Task brief: Print exactly the lines from the first one down to the line containing "33), (543, 33)]]", both ends included, with no pictures and nothing else.

[Code that draws figures]
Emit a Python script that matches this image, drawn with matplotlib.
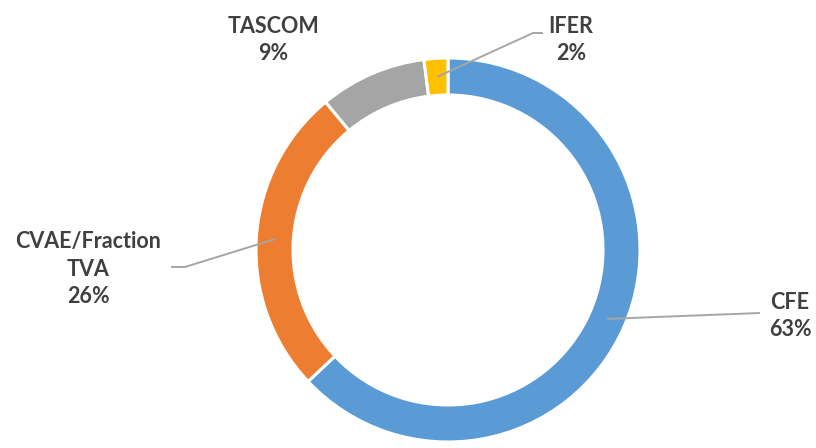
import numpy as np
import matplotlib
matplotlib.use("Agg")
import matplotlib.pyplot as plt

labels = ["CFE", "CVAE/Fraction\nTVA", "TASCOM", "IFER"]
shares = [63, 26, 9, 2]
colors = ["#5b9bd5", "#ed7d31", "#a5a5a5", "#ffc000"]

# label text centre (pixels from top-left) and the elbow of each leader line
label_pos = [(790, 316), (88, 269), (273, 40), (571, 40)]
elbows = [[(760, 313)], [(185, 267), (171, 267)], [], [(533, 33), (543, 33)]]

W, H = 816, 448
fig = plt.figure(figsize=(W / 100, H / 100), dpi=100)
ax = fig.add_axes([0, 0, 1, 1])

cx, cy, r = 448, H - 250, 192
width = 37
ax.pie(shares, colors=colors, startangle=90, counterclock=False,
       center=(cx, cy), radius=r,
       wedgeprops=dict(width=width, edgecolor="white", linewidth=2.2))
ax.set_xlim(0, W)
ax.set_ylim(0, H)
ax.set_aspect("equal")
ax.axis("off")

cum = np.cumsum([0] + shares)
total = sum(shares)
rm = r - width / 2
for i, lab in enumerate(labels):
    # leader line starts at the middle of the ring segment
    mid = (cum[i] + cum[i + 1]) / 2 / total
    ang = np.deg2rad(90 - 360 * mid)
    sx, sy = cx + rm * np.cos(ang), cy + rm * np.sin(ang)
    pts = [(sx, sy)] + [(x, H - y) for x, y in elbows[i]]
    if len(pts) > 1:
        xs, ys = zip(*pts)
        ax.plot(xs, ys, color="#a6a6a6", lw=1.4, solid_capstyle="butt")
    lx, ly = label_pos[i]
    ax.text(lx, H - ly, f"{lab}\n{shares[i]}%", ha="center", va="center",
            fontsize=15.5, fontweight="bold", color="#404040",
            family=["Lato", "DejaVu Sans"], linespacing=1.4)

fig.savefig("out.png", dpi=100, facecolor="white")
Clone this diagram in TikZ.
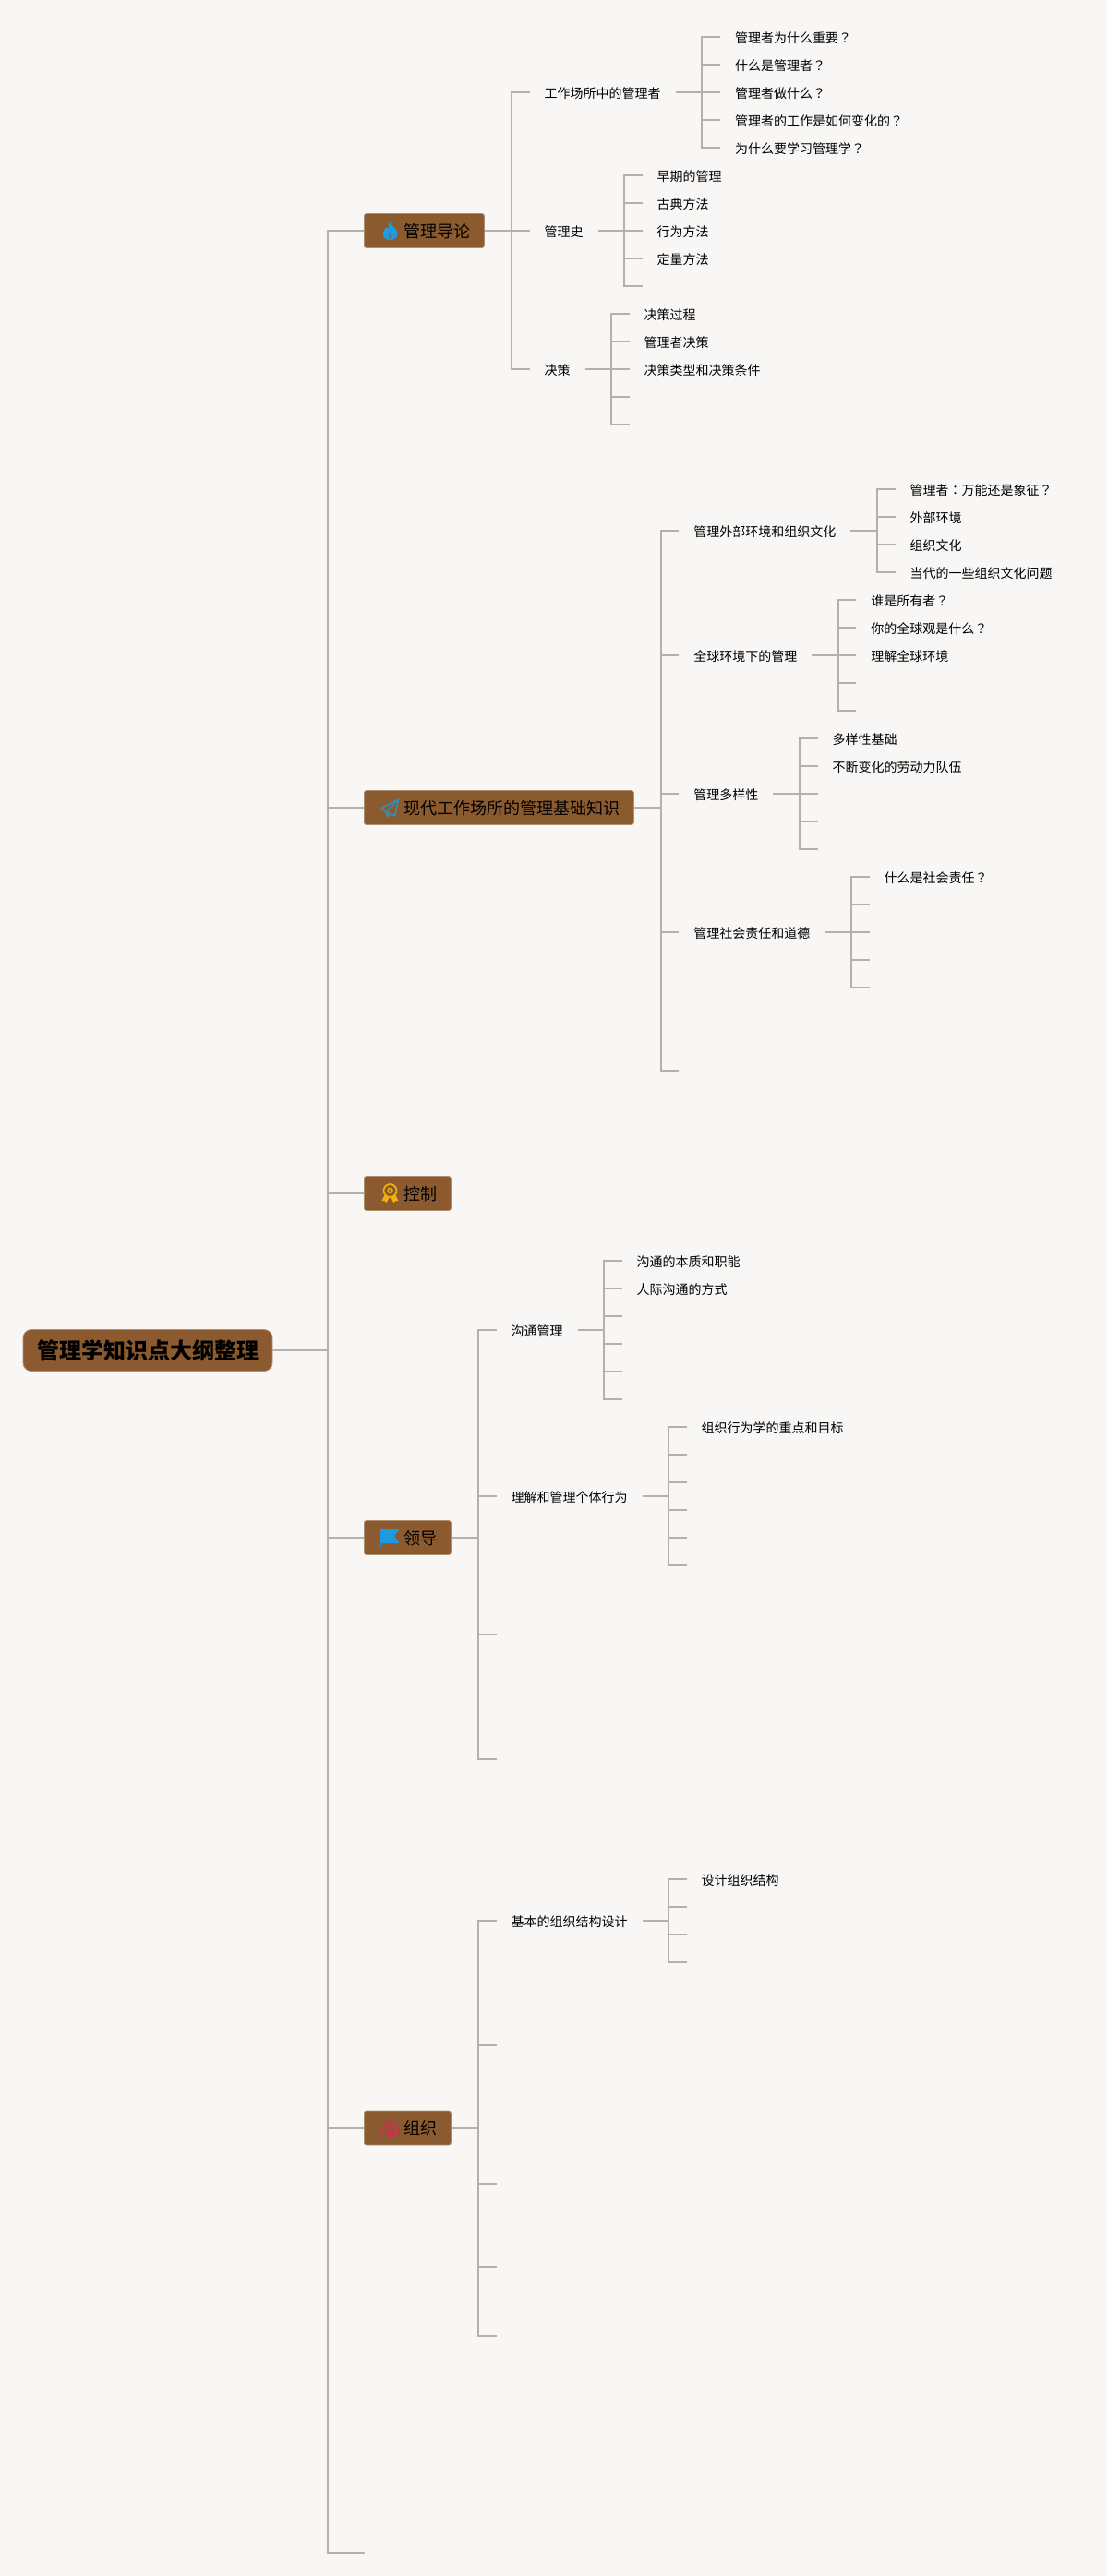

Correct output:
Emit a Python script that matches this image, drawn with matplotlib.
import numpy as np
import matplotlib
matplotlib.use("Agg")
import matplotlib.pyplot as plt

labels = ["CFE", "CVAE/Fraction\nTVA", "TASCOM", "IFER"]
shares = [63, 26, 9, 2]
colors = ["#5b9bd5", "#ed7d31", "#a5a5a5", "#ffc000"]

# label text centre (pixels from top-left) and the elbow of each leader line
label_pos = [(790, 316), (88, 269), (273, 40), (571, 40)]
elbows = [[(760, 313)], [(185, 267), (171, 267)], [], [(533, 33), (543, 33)]]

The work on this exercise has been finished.